Os índices de reciclagem da população em Portugal permanecem baixos. Que estratégias poderão ser desenvolvidas para incentivar uma maior adesão à reciclagem por parte dos cidadãos?

O primeiro dos problemas não é a baixa proporção de reciclagem. É antes a enorme quantidade de lixo produzida. Veja-se que em Portugal o lixo produzido equivale a mais de 500 kg/pessoa/ano. Em primeiro lugar temos de incentivar e sensibilizar as pessoas a produzir menos lixo, a combaterem o desperdício, adoptando medidas de sustentabilidade no consumo.
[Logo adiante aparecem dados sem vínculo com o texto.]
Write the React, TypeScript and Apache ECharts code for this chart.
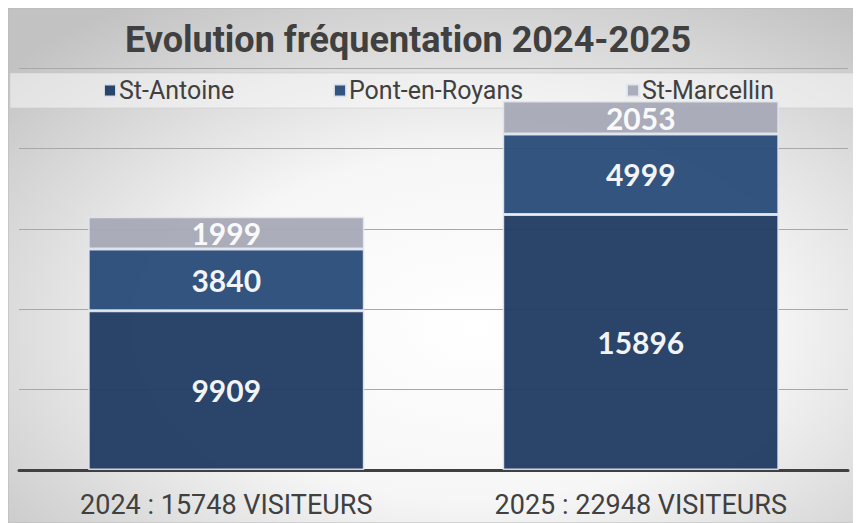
import React, { useEffect, useRef } from "react";
import * as echarts from "echarts";

const years = ["2024", "2025"];
const seriesNames = ["St-Antoine", "Pont-en-Royans", "St-Marcellin"];
const stAntoine = [9909, 15896];
const pontEnRoyans = [3840, 4999];
const stMarcellin = [1999, 2053];
const seriesColors = ["#203a62", "#284b78", "#a6aab6"];
const titleText = "Evolution fréquentation 2024-2025";

export default function App() {
  const ref = useRef<HTMLDivElement>(null);
  useEffect(() => {
    if (!ref.current) return;
    const chart = echarts.init(ref.current, null, { renderer: "svg" });
    const values = [stAntoine, pontEnRoyans, stMarcellin];
    const categories = years.map((y, i) => {
      const total = values.reduce((s, arr) => s + arr[i], 0);
      return `${y} : ${total} VISITEURS`;
    });
    const legendLefts = [95, 325, 618];
    chart.setOption({
      animation: false,
      graphic: [
        {
          type: "rect",
          z: -10,
          silent: true,
          shape: { x: 0, y: 0, width: 853, height: 515 },
          style: {
            fill: new echarts.graphic.RadialGradient(0.55, 0.62, 0.75, [
              { offset: 0, color: "#ffffff" },
              { offset: 0.45, color: "#f6f6f6" },
              { offset: 1, color: "#c2c2c2" },
            ]),
            stroke: "#b8b8b8",
            lineWidth: 1,
          },
        },
        {
          type: "rect",
          z: -9,
          silent: true,
          shape: { x: 2, y: 65, width: 851, height: 35 },
          style: { fill: "rgba(250,250,250,0.55)", stroke: "rgba(200,200,200,0.5)", lineWidth: 1 },
        },
      ],
      title: {
        text: titleText,
        left: 395,
        top: 9,
        textAlign: "center",
        textStyle: { fontFamily: "Roboto", fontWeight: "bold", fontSize: 36, color: "#404040" },
      },
      legend: seriesNames.map((n, i) => ({
        data: [n],
        left: legendLefts[i],
        top: 70,
        padding: 0,
        itemWidth: 12,
        itemHeight: 12,
        itemGap: 4,
        icon: "rect",
        textStyle: { fontFamily: "Roboto", fontSize: 25, color: "#404040", padding: [0, 0, 0, -2] },
      })),
      grid: { left: 11, right: 13, top: 60, bottom: 53 },
      xAxis: {
        type: "category",
        data: categories,
        axisLine: { lineStyle: { color: "#404040", width: 3 } },
        axisTick: { show: false },
        axisLabel: { fontFamily: "Roboto", fontSize: 27, color: "#404040", margin: 21 },
      },
      yAxis: {
        type: "value",
        min: 0,
        max: 25000,
        interval: 5000,
        axisLabel: { show: false },
        axisLine: { show: false },
        axisTick: { show: false },
        splitLine: { lineStyle: { color: "#a8a8a8", width: 1 } },
      },
      series: seriesNames.map((n, i) => ({
        name: n,
        type: "bar",
        stack: "total",
        data: values[i],
        barCategoryGap: "33.4%",
        itemStyle: {
          color: seriesColors[i],
          opacity: 0.95,
          borderColor: "rgba(225,230,238,0.95)",
          borderWidth: 1.5,
        },
        label: {
          show: true,
          position: "inside",
          color: "#ffffff",
          fontFamily: "Lato",
          fontWeight: "bold",
          fontSize: 30,
        },
      })),
    });
    return () => chart.dispose();
  }, []);
  return <div ref={ref} style={{ width: 853, height: 515 }} />;
}
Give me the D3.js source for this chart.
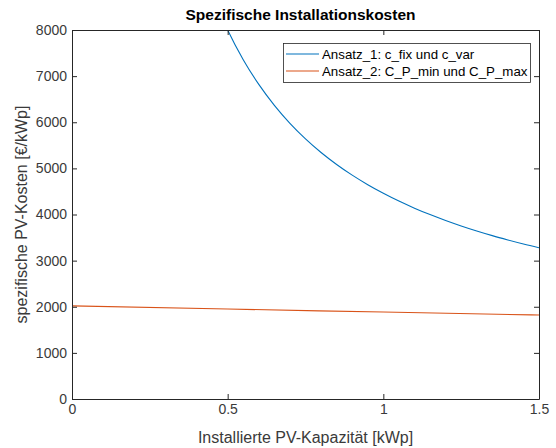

Depois, então, surge a necessidade de promover e preparar a reciclagem. Mas reciclar sempre, desde os mais novos aos mais velhos, começando em nossas casas, penalizando quem não proporciona a reciclagem e a reutilização.

A recolha indiferenciada ainda ronda os 80% dos resíduos em Portugal, sendo muito urgente que os cidadãos tenham prioritária, no seu dia-a-dia, a preparação para reciclagem.

E aqui, como na utilização da água, como já disse, para além das campanhas de sensibilização e promoção pública da preparação e recolha selectivas, será com as tarifas que se conseguirá alcançar as desejadas metas. Será penalizando o poluidor, em termos financeiros, será estabelecendo quotas de produção de resíduos por habitante ou família, que se conseguirá forçar a diminuição da quantidade de resíduos produzidos e, depois, a recolha selectiva e reciclagem. A aplicação do princípio do poluidor-pagador é urgente nos resíduos urbanos, devendo as entidades públicas investir nos equipamentos necessários para a aferição da quantidade e natureza dos resíduos produzidos por cada cidadão, para depois, penalizar os incumpridores e poluidores, em benefício dos cumpridores.

As pessoas continuam, também aqui, a ignorar voluntariamente as consequências das suas más condutas para o ambiente e qualidade de vida.